Tom Fitton|Apr 29, 2025 21:35
JUDICIAL COUP: Dissenting judge slams judicial take over of powerful financial regulatory agency. DC appellate Judge Naomi Rao writes:
The district court’s approach turns the separation of powers on its head. The execution of the laws, including the management of administrative agencies, is committed to Executive Branch officials under the direction of the President. See U.S. CONST. art. II, § 3 (requiring the President to “take Care that the Laws be faithfully executed”). When agency action is challenged, courts have an essential obligation to say what the law is. But whatever the merits of this underlying lawsuit, the district court cannot erase the boundaries between the courts and the Executive by setting up a temporary judicial receivership of the CFPB. As the Supreme Court has admonished, “it is not the role of courts, but that of the political branches, to shape the institutions of government in such fashion as to comply with the laws and the Constitution.” Lewis v.
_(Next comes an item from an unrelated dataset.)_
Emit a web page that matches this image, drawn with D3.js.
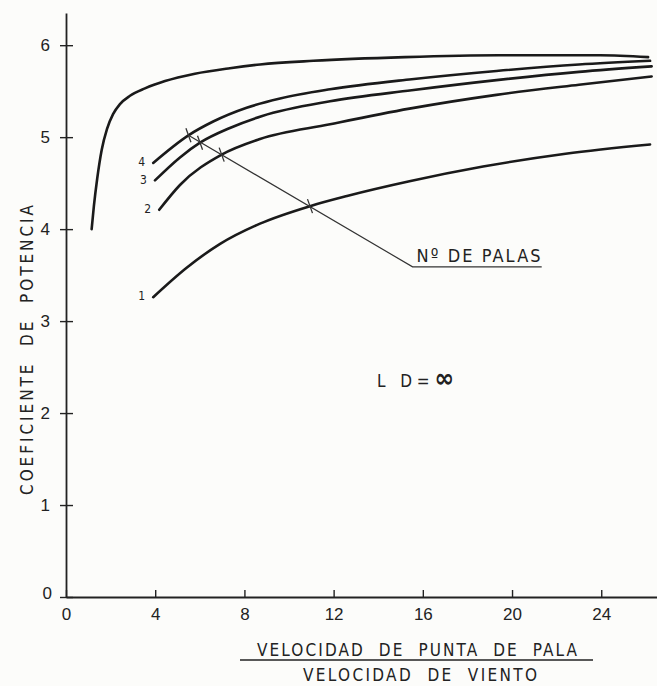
<!DOCTYPE html>
<html>
<head>
<meta charset="utf-8">
<script src="https://cdn.jsdelivr.net/npm/d3@7"></script>
<style>
  body { margin: 0; background: #fcfcfa; }
  svg { display: block; font-family: "DejaVu Sans Condensed", "Liberation Sans Narrow", "DejaVu Sans", sans-serif; }
  text { fill: #222; }
</style>
</head>
<body>
<script>
// values: [tip speed ratio, power coefficient]
var curveLimit = [[1.15, 4.0], [1.25, 4.25], [1.4, 4.55], [1.6, 4.86], [1.84, 5.09], [2.11, 5.25],
  [2.42, 5.36], [2.87, 5.45], [3.54, 5.53], [4.44, 5.61], [5.78, 5.69], [7.35, 5.75], [8.7, 5.79],
  [11.09, 5.83], [15.2, 5.87], [19.4, 5.89], [23.95, 5.89], [26.1, 5.87]];
var curve4 = [[3.91, 4.72], [5.49, 5.02], [6.6, 5.17], [8.1, 5.32], [9.6, 5.42], [11.84, 5.52],
  [15.5, 5.63], [19.3, 5.72], [23.0, 5.79], [26.19, 5.83]];
var curve3 = [[3.99, 4.53], [5.11, 4.78], [6.01, 4.94], [7.35, 5.1], [8.8, 5.23], [11.84, 5.39],
  [15.5, 5.51], [19.3, 5.62], [23.0, 5.71], [26.26, 5.77]];
var curve2 = [[4.18, 4.21], [5.11, 4.48], [6.98, 4.81], [8.7, 4.98], [11.84, 5.14], [15.4, 5.31],
  [19.3, 5.46], [23.0, 5.57], [26.26, 5.66]];
var curve1 = [[3.91, 3.26], [5.41, 3.58], [6.91, 3.84], [8.7, 4.06], [10.94, 4.25], [12.6, 4.36],
  [15.4, 4.52], [18.7, 4.68], [22.4, 4.82], [26.19, 4.92]];

var bladeCurves = [curve1, curve2, curve3, curve4];
var bladeLabels = ["1", "2", "3", "4"];
// crossings of the "Nº de palas" leader with each curve
var markers = [[10.94, 4.25], [6.98, 4.81], [6.01, 4.94], [5.49, 5.02]];
var leader = [[5.49, 5.02], [15.54, 3.59], [21.33, 3.59]];

var xTicks = [0, 4, 8, 12, 16, 20, 24];
var yTicks = [0, 1, 2, 3, 4, 5, 6];

var width = 657, height = 686;

var svg = d3.select("body")
  .append("svg")
    .attr("width", width)
    .attr("height", height);

var x = d3.scaleLinear()
      .domain([0, 26.5])
      .range([66, 657]);
var y = d3.scaleLinear()
      .domain([0, 6.35])
      .range([597, 13]);

// X axis
var gx = svg.append("g")
    .attr("transform", "translate(0," + y(0) + ")")
    .call(d3.axisBottom(x).tickValues(xTicks).tickFormat(d3.format("d")).tickSizeOuter(0).tickPadding(5));
gx.select(".domain").attr("stroke-width", 1.8).attr("stroke", "#222");
gx.selectAll(".tick line").attr("y1", 1).attr("y2", -7).attr("stroke-width", 1.4).attr("stroke", "#222");
gx.selectAll(".tick text").attr("font-size", 17).attr("font-family", null).attr("fill", "#222");

// Y axis
var gy = svg.append("g")
    .attr("transform", "translate(" + x(0) + ",0)")
    .call(d3.axisLeft(y).tickValues(yTicks).tickFormat(d3.format("d")).tickSizeOuter(0).tickPadding(10));
gy.select(".domain").attr("stroke-width", 1.8).attr("stroke", "#222");
gy.selectAll(".tick line").attr("x1", -6).attr("x2", 7).attr("stroke-width", 1.4).attr("stroke", "#222");
gy.selectAll(".tick text").attr("font-size", 17).attr("font-family", null).attr("fill", "#222");
gy.selectAll(".tick").filter(function(d) { return d === 0; }).select("text").attr("dy", "0.1em").attr("x", -14);

var line = d3.line()
    .x(function(d) { return x(d[0]); })
    .y(function(d) { return y(d[1]); })
    .curve(d3.curveMonotoneX);

// curves
svg.selectAll("path.cp")
  .data([curveLimit].concat(bladeCurves))
  .enter()
  .append("path")
    .attr("class", "cp")
    .attr("d", line)
    .attr("fill", "none")
    .attr("stroke", "#1a1a1a")
    .attr("stroke-width", 2.6)
    .attr("stroke-linecap", "round");

// blade number labels at the curve starts
svg.selectAll("text.blades")
  .data(bladeCurves)
  .enter()
  .append("text")
    .attr("class", "blades")
    .attr("x", function(d) { return x(d[0][0]) - 8; })
    .attr("y", function(d) { return y(d[0][1]) - 1; })
    .attr("dy", "0.35em")
    .attr("text-anchor", "end")
    .attr("font-size", 12)
    .text(function(d, i) { return bladeLabels[i]; });

// leader line and its label
svg.append("path")
    .attr("d", d3.line().x(function(d) { return x(d[0]); }).y(function(d) { return y(d[1]); })(leader))
    .attr("fill", "none")
    .attr("stroke", "#333")
    .attr("stroke-width", 1.2);

svg.append("text")
    .attr("x", x(leader[1][0]) + 4)
    .attr("y", y(leader[1][1]) - 5)
    .attr("font-size", 18)
    .attr("textLength", 124)
    .text("Nº DE PALAS");

// cross ticks where the leader meets each curve
svg.selectAll("line.mark")
  .data(markers)
  .enter()
  .append("line")
    .attr("class", "mark")
    .attr("x1", function(d) { return x(d[0]) - 2.5; })
    .attr("x2", function(d) { return x(d[0]) + 2.5; })
    .attr("y1", function(d) { return y(d[1]) - 7; })
    .attr("y2", function(d) { return y(d[1]) + 7; })
    .attr("stroke", "#333")
    .attr("stroke-width", 1.3);

var ld = svg.append("text")
    .attr("x", x(13.95))
    .attr("y", y(2.28))
    .attr("font-size", 17)
    .style("white-space", "pre");
ld.append("tspan").text("L   D = ");
ld.append("tspan").attr("font-size", 26).attr("font-weight", "bold").text("∞");

// axis titles
svg.append("text")
    .attr("transform", "translate(33," + 350 + ")rotate(-90)")
    .attr("text-anchor", "middle")
    .attr("font-size", 17)
    .attr("textLength", 290)
    .style("white-space", "pre")
    .text("COEFICIENTE  DE  POTENCIA");

svg.append("text")
    .attr("x", 417)
    .attr("y", 656)
    .attr("text-anchor", "middle")
    .attr("font-size", 17)
    .attr("textLength", 320)
    .style("white-space", "pre")
    .text("VELOCIDAD  DE  PUNTA  DE  PALA");

svg.append("line")
    .attr("x1", 240).attr("x2", 593)
    .attr("y1", 660).attr("y2", 660)
    .attr("stroke", "#222")
    .attr("stroke-width", 1.6);

svg.append("text")
    .attr("x", 420)
    .attr("y", 681)
    .attr("text-anchor", "middle")
    .attr("font-size", 17)
    .attr("textLength", 234)
    .style("white-space", "pre")
    .text("VELOCIDAD  DE  VIENTO");
</script>
</body>
</html>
Casey, 518 U.S. 343, 349 (1996); see also Dan Dobbs, Law of Remedies § 2.9(5) (2d ed. 1993) (“[J]udicial control of legislative or executive branch decisions interferes substantially with the separation of powers system of government. If the judicial interference is substantial, judges themselves may lose their distinctive judicial character if they become managers of executive departments by way of injunction.”).